“Take a personal jubilee year… we are who we create ourselves to be. You are free to tell new stories about yourself, forced to be the you you wish to be.”
From Writing – The Sacred Art
It was probably a Sunday when, for the first and last time, I climbed a tree: A distressing episode that rolled out when I was 10 or so. It may have taken place in a state park in California, or was it Oregon, a campsite in any case. We visited so many places of natural wonder in those mid-century years: weekend excursions, weeks-long cross-country pilgrimages. Sundays for my father and brothers were most especially not a time to be indoors, let alone inside a sanctuary. They were times to get out and go, with increasing primitiveness: minimal equipment, exclusive of conveniences.
Mostly these outdoor adventures were tame enough. I collected rocks and shells and imagined myself Sacajawea, the Lewis and Clark expedition guide. Or I read Archie and Veronica comic books in the backseat of a stifling station wagon. But this was different. I was pushed way past my physical comfort zone into a realm of fright and humiliation.
My brothers, at least two of them, were there and somewhere nearby my parents, my father for sure. They were all witnesses — it turns out neutral to actively unhelpful ones — to what seemed at the time to be an eternity of embarrassment, partially of their creation. I was a pretty good little tent pitcher — those heavy canvas ones with stakes — campfire starter and tender, hiker, bike rider, and a decent swimmer (basic crawl and side stroke). In fact I learned to ride a 26-incher and cross a standard indoor pool before the boys. But tree climbing was a way wild card.

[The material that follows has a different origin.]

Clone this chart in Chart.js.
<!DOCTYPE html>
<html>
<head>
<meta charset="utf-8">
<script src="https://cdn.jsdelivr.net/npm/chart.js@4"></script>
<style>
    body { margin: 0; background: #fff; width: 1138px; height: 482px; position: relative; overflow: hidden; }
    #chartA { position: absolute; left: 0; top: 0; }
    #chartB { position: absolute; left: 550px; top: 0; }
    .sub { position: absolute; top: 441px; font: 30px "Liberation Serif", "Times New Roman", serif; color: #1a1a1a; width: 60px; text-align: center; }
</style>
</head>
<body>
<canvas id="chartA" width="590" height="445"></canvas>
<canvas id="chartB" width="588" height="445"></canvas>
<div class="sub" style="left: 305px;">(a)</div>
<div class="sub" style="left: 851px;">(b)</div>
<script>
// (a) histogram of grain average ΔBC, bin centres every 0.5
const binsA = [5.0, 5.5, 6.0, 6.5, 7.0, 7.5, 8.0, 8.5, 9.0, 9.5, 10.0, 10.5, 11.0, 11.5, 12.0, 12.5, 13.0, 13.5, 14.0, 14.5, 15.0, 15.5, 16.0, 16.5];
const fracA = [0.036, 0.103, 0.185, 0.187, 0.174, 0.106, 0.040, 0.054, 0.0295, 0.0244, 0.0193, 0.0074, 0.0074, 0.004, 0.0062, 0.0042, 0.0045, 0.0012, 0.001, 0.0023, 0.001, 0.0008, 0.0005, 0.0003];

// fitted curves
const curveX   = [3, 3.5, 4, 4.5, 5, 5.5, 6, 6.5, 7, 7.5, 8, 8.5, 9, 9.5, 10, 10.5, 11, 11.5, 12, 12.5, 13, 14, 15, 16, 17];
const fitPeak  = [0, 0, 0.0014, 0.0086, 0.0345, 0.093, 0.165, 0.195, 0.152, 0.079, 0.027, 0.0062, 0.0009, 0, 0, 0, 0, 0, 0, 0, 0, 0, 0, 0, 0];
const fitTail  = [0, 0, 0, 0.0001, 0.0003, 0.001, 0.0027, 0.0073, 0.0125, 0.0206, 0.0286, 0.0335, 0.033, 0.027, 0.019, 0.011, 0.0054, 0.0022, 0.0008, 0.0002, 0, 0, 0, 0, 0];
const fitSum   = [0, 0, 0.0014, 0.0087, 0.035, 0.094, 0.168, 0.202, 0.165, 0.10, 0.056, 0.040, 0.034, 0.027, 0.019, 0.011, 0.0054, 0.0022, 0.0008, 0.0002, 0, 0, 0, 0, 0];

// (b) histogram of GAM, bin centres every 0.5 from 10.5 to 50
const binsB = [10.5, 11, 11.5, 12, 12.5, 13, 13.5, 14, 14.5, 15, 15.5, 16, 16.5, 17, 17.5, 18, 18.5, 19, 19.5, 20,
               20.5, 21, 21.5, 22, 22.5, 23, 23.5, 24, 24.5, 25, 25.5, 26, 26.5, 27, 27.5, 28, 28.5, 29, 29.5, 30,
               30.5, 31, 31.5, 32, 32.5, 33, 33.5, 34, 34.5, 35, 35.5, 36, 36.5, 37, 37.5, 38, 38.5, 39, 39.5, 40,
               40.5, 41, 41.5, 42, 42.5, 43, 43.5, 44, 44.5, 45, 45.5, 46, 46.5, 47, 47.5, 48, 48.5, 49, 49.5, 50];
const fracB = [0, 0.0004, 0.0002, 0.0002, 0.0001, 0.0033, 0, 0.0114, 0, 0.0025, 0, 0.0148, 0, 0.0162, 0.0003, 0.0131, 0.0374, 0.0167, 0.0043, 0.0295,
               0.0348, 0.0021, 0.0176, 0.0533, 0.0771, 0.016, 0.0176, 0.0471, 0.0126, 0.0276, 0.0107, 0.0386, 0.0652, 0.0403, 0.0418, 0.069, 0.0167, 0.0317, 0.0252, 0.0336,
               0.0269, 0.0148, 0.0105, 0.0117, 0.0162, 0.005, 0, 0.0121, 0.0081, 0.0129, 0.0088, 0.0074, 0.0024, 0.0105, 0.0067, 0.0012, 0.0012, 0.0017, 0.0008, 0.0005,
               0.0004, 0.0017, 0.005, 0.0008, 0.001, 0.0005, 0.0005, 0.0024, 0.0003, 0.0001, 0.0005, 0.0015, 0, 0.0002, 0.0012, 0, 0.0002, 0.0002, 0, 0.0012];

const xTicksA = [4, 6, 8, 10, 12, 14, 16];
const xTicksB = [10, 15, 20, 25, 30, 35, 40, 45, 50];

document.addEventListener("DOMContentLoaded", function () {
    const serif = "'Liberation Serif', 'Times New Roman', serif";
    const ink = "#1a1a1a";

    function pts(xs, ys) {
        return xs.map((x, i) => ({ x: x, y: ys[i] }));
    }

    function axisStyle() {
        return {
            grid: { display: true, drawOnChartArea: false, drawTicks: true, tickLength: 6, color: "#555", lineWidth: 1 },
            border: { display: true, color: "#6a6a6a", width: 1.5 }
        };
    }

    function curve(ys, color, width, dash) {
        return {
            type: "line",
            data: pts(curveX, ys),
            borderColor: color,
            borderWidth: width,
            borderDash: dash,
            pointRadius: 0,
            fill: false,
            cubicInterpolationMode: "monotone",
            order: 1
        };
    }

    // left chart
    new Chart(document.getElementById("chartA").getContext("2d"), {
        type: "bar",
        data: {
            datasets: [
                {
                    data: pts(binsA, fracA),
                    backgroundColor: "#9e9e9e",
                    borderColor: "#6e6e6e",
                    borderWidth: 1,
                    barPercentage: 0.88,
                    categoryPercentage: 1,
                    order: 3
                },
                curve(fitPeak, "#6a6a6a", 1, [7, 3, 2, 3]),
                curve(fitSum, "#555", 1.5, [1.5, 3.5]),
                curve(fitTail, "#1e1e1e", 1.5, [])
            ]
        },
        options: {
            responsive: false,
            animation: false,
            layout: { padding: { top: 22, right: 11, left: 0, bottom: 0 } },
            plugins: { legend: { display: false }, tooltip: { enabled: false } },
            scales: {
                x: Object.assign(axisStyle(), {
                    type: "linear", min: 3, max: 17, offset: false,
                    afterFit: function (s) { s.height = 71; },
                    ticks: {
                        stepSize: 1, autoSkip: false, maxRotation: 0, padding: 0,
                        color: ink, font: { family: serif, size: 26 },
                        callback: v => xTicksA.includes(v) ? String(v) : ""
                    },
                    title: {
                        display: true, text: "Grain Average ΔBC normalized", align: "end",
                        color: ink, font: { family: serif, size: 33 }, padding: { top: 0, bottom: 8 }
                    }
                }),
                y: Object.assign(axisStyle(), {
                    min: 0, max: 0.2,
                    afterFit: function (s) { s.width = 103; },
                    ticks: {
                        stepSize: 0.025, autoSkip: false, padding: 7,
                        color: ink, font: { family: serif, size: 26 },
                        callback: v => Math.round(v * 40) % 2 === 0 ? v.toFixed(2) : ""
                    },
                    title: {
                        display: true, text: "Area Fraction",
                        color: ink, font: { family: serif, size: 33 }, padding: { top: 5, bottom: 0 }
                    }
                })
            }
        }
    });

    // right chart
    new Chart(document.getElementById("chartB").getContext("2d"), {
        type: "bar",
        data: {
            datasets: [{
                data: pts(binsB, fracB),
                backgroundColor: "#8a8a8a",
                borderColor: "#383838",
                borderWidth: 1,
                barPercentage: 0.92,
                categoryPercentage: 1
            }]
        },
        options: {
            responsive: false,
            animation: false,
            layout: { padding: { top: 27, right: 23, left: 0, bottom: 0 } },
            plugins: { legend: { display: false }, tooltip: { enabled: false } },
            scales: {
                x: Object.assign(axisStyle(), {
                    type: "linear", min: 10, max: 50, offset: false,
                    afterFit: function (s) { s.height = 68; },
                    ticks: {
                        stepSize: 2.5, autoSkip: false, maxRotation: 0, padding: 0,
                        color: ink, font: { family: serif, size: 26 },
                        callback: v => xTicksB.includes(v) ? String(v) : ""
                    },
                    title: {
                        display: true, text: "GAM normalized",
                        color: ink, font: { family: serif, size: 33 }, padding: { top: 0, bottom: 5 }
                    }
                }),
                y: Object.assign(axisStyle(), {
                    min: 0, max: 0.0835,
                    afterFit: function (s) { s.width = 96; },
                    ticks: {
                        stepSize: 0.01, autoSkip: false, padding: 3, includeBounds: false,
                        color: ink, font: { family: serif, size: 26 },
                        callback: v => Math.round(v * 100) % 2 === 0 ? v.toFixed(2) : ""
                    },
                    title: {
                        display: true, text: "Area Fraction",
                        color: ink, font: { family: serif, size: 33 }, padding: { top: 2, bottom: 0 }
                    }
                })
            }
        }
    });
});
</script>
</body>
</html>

Going up a tree, some kind of deciduous Western species, was not something I had ever wanted to take on. My relationship with woods was just that, a plural one, the stands of Eastern Mid Atlantic pines and maples, and on the other coast redwoods and live oak. These woods, these forests were a context for a mostly interior life: places to be alone, away from a cramped, noisy, nosy, contentious family system. They were environments in which I could sing Broadway tunes to myself, scribble poems, amble — but never too far. The individual trees were not a source of particular interest and certainly not a recreational challenge.
What I remember still is this: Getting at least half way up to a thick enough branch and then being afraid, no terrified, to go back down. My brothers, instead of encouraging me or offering verbal instructions or physical support, taunted me, calling me sissy, “froggy” (the most hateful name my twin had invented for what he viewed as my big thighs and croaking voice, especially when pushed). My father at the very least did not tell them to stop their shelling, let alone to help me.

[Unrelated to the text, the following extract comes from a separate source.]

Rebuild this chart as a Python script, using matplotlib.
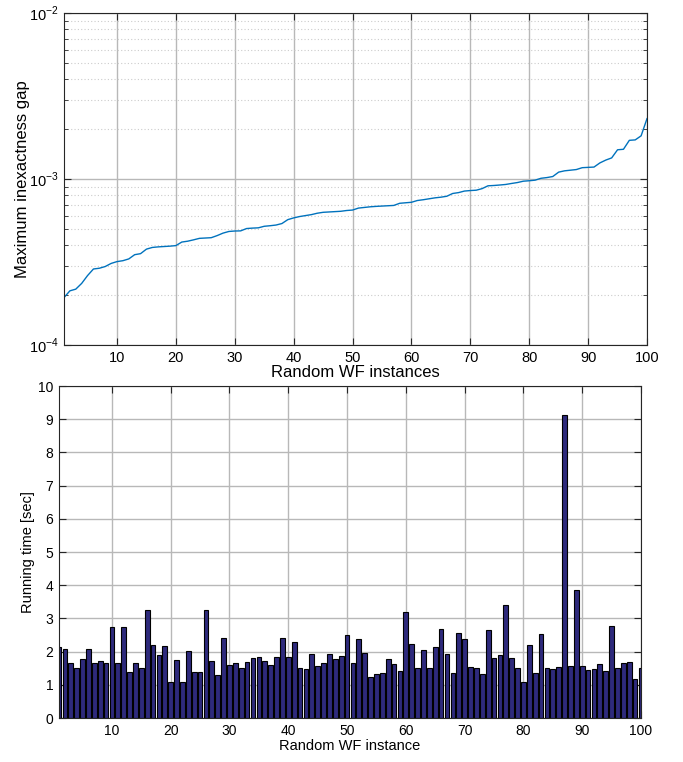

From what I can remember more than 50 years later is that my dad must have finally (how long this went on I will never know, probably much less time than it felt like) gone over and either brought me down himself or talked me down. What stayed with me was shame at such a public exposure of my clumsiness or cowardice or both. A lingering humiliation, but not a total defeat of my spirit.
The wiser older rebbe-crone in me sees that the lesson, the take away was/is not that I could have climbed back down on my own if only I had more confidence and less reactivity to my brothers’ customary cruelty, but that I survived this indignity and didn’t ever go back up a tree when I did not want to. I let go of mastering that which I had no desire to master, have chosen (mostly) my own tests and trials, and let this shaming and so many other childhood shamings fade away, at least to the point where I am not so chronically mortified that I can not function in so many other ways.